» EXERCISE DIRECTIONS:
Do any lines in the data below contain "this"? If so, copy every one of them.

» SUPPLIED DATA:

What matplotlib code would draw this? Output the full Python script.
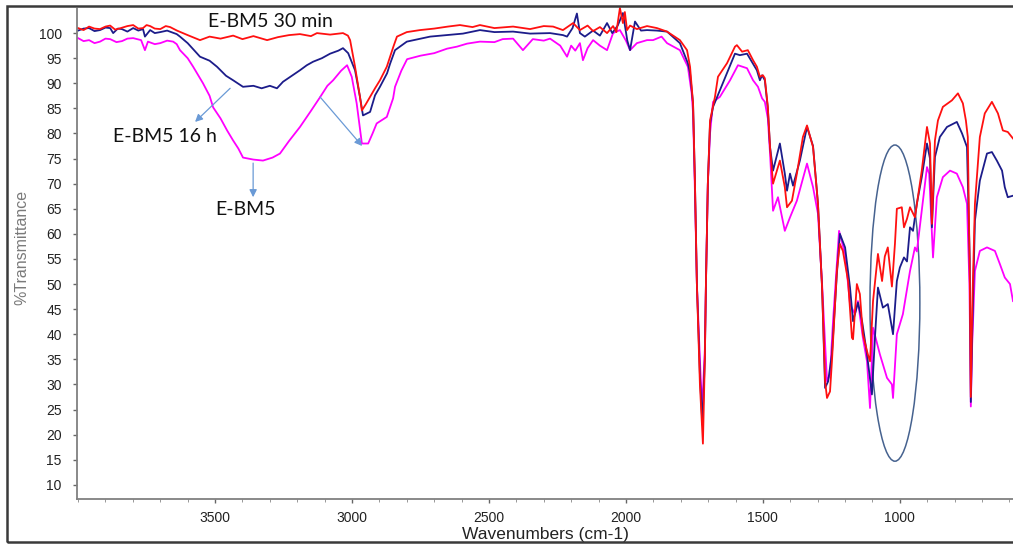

---

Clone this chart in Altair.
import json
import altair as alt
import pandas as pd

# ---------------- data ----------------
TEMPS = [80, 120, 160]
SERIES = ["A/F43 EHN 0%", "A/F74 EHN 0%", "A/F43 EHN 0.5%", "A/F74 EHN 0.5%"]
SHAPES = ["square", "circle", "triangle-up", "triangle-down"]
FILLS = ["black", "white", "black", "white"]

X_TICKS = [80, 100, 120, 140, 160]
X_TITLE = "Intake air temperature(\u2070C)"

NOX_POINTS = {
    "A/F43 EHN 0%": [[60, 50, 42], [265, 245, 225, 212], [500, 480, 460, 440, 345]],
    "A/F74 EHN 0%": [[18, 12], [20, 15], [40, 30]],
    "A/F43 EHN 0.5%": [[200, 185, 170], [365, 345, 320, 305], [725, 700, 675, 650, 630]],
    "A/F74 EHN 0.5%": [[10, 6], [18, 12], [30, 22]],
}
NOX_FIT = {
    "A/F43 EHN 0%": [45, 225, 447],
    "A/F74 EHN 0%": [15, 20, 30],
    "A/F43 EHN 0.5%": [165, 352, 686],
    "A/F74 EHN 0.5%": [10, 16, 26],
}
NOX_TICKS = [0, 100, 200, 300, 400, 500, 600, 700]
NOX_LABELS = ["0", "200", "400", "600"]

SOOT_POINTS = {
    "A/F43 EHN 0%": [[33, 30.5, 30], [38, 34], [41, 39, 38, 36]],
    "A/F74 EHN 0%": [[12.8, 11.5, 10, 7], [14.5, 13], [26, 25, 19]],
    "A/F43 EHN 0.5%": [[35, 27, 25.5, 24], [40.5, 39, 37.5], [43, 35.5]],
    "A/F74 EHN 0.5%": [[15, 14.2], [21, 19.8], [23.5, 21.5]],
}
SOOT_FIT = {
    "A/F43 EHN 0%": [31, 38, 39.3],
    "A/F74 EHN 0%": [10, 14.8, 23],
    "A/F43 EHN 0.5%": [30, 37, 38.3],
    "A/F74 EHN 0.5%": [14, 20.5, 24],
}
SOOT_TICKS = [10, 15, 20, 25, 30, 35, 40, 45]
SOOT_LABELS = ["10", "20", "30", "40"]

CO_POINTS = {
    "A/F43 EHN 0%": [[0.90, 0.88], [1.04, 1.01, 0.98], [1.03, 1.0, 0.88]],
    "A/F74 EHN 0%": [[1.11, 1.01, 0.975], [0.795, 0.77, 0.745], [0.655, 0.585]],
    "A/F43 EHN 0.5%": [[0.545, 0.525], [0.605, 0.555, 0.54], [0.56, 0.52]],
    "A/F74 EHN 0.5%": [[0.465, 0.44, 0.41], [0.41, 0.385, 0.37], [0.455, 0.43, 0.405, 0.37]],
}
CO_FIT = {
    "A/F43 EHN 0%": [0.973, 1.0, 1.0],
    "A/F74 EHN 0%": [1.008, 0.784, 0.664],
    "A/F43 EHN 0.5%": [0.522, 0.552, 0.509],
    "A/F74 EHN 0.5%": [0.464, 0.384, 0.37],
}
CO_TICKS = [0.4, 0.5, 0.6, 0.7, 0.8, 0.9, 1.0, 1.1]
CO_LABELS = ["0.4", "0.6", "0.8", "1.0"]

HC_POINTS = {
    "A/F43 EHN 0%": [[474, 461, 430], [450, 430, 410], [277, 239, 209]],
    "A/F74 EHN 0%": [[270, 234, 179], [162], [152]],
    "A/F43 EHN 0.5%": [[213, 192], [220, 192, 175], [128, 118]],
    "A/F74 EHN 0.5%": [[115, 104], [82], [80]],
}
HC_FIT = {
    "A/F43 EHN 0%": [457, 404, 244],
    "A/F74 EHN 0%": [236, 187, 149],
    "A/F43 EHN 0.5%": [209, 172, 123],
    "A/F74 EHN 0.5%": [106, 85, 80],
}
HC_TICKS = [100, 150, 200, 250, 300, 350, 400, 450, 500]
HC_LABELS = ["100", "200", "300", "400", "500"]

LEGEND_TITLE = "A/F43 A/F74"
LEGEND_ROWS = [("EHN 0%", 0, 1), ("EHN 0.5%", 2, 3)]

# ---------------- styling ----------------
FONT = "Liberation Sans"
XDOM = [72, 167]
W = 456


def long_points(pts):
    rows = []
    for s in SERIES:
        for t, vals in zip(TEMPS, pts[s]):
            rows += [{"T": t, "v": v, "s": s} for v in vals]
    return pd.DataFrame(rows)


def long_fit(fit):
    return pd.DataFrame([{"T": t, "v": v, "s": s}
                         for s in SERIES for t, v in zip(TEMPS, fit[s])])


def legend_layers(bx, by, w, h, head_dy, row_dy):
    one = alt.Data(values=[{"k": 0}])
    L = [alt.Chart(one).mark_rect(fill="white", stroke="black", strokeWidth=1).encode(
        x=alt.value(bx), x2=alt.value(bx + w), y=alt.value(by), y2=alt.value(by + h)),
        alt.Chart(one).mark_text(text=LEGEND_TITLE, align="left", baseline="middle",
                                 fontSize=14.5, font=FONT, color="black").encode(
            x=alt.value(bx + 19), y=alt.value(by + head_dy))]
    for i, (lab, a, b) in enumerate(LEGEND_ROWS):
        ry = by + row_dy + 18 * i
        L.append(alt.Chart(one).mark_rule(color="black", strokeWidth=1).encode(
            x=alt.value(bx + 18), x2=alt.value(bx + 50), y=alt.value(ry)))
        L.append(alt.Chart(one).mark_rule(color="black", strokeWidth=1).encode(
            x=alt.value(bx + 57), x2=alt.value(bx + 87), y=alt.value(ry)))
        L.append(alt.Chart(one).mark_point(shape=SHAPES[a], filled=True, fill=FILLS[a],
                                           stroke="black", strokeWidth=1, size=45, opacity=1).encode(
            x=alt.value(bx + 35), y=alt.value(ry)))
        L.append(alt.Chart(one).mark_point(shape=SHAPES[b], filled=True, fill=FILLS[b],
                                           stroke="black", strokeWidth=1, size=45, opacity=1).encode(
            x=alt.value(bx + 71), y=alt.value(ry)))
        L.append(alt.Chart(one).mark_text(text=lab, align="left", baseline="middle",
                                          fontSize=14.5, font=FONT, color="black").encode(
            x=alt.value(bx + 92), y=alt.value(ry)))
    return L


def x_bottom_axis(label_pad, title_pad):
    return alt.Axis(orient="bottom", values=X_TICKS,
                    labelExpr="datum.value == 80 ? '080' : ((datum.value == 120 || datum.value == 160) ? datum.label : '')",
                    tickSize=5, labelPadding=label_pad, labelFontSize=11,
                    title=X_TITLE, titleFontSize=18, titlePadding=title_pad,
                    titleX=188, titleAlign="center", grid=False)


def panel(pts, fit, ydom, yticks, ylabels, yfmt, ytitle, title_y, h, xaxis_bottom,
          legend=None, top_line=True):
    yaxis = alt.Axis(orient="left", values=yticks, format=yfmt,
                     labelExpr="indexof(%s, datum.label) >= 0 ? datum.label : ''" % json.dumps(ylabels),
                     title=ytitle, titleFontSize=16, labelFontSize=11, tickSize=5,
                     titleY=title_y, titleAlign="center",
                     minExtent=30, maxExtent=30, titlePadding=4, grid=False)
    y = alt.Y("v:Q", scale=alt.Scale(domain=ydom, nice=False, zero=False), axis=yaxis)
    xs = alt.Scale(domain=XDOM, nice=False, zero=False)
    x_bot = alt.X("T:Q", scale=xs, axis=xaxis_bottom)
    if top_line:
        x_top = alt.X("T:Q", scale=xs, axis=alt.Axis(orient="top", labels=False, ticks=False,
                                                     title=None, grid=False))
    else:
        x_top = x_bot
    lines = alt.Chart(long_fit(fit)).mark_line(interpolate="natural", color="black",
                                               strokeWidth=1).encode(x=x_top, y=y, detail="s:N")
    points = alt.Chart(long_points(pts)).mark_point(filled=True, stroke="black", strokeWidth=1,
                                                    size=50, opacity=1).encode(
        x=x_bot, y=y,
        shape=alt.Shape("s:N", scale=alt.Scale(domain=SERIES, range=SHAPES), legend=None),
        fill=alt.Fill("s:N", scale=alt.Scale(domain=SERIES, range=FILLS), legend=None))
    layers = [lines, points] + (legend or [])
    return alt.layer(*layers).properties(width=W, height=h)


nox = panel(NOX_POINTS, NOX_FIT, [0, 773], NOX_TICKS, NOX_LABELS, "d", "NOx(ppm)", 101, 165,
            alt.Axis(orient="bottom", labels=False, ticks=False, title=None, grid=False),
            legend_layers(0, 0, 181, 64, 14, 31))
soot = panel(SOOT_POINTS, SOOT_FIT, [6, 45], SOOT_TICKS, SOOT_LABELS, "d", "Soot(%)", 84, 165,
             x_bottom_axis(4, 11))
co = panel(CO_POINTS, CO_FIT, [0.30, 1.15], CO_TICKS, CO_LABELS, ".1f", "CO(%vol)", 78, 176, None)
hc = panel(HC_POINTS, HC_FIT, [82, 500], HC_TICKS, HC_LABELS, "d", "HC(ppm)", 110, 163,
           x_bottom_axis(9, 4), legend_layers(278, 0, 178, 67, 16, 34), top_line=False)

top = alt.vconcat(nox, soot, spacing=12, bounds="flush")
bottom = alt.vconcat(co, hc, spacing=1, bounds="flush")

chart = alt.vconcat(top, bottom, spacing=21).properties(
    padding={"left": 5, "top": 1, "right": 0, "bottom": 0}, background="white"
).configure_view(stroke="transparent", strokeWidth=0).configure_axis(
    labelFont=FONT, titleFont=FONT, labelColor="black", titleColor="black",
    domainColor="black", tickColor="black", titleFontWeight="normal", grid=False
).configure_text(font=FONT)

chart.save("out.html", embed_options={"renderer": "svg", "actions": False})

» CORRECT OUTPUT:
What matplotlib code would draw this? Output the full Python script.
Clone this chart in Altair.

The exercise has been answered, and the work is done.